As discussed in my previous post, the net improvement in revenues has to be quite large to justify trading away the comfort of inertia. For this reason, the outcome is much more likely to be a price increase than a price decrease. This behavior I think is a type of endowment effect of interest to behavioral psychologists.

If the expected outcome is a price increase (or no change), it follows that the set of test price levels looks more like [base, +2%, +3%] than [-2%, base, +2%]. That's why I suggested computing the average displayed price as a way of learning whether the pricing experiment effectively raised prices.

Instacart's primary pushback on the CR study is that Eversight offers "testing," suggesting that these are temporary price changes that disappear after the tests are over. This defence makes no sense for a number of reasons.

If the retailer has no intention of changing prices, why conduct pricing tests?

If indeed list prices remain the same post-test, then the incremental revenues marketed by Eversight would have been achieved during the period of testing. Further, if the price changes were purely randomly applied, as Instacart asserted, then the set of test price levels is likely skewed toward price hikes and not price decreases.

Assuming the retailer found out from the price testing that it makes more money by raising prices by 5%, why would they not roll out the price hike?

Finally, consider the possibility that a retailer is always running price tests. It gives a new meaning to "testing."


Additionally, it is a fallacy to think that if the test price levels are symmetric, e.g. [-2%, base, +2%], then the experiment does not alter the status quo. This is a subtle point.

The no-change scenario only materializes if the tested prices do not affect consumer behavior. For example, test prices of [-1 cent, base, +1 cent] most likely result in all three test subgroups exhibiting the same buying propensity. This is of course a silly test.

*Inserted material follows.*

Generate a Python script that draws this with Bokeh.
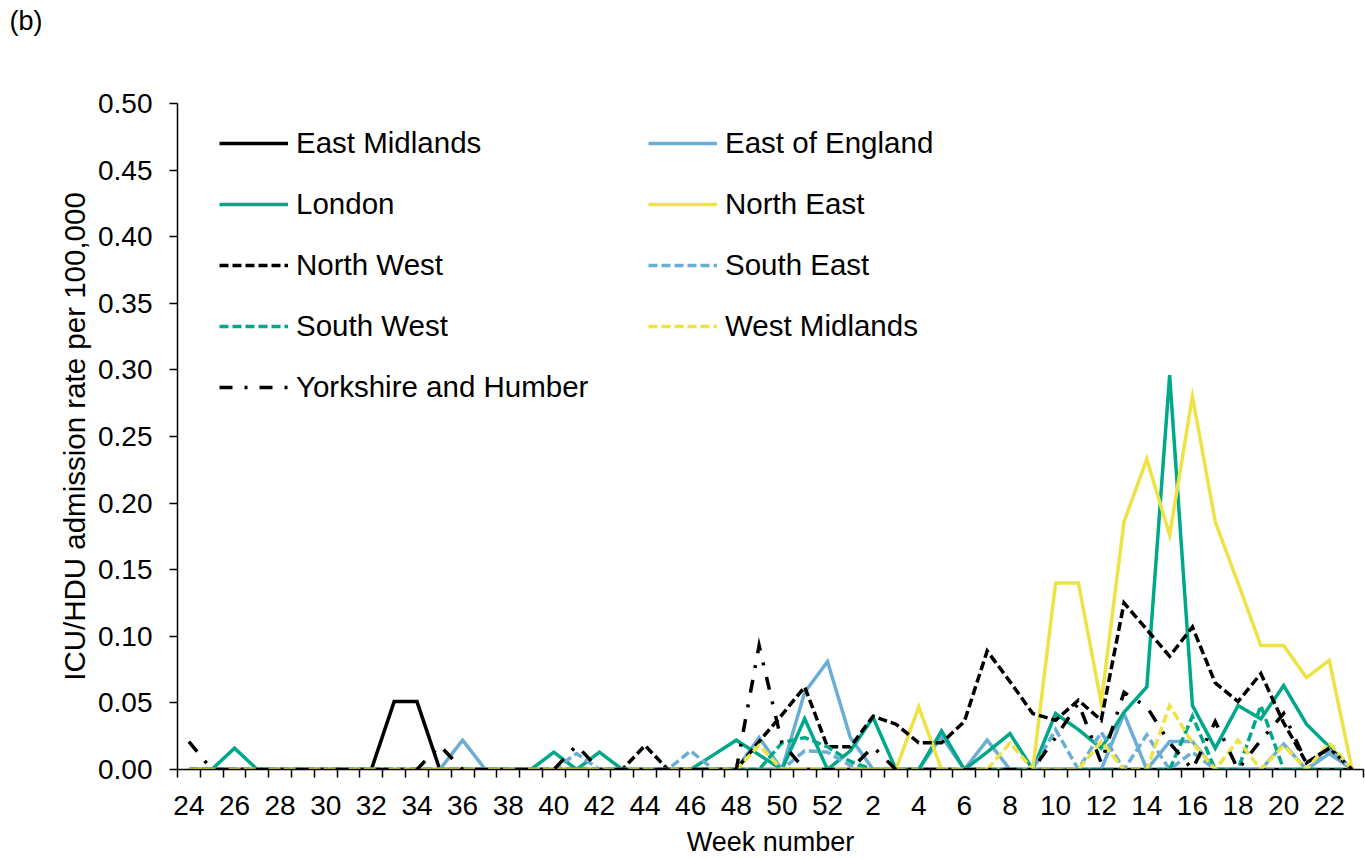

A more probable outcome is transactions shift in inversely proportion to the price changes. The +2% subgroup buys fewer units while the -2% subgroup gets more units. The price elasticity may be nonlinear, in which case the total revenues obtained during the test may be higher, or lower, than the pre-test amount.

Running tests "all the time" only makes sense if the vendor is confident that these tests in aggregate improves business outcomes. This setting is incompatible with the idea of an unbiased test with symmetric price levels. If management has such a crystal ball, they should just implement the price changes, without a need to run tests!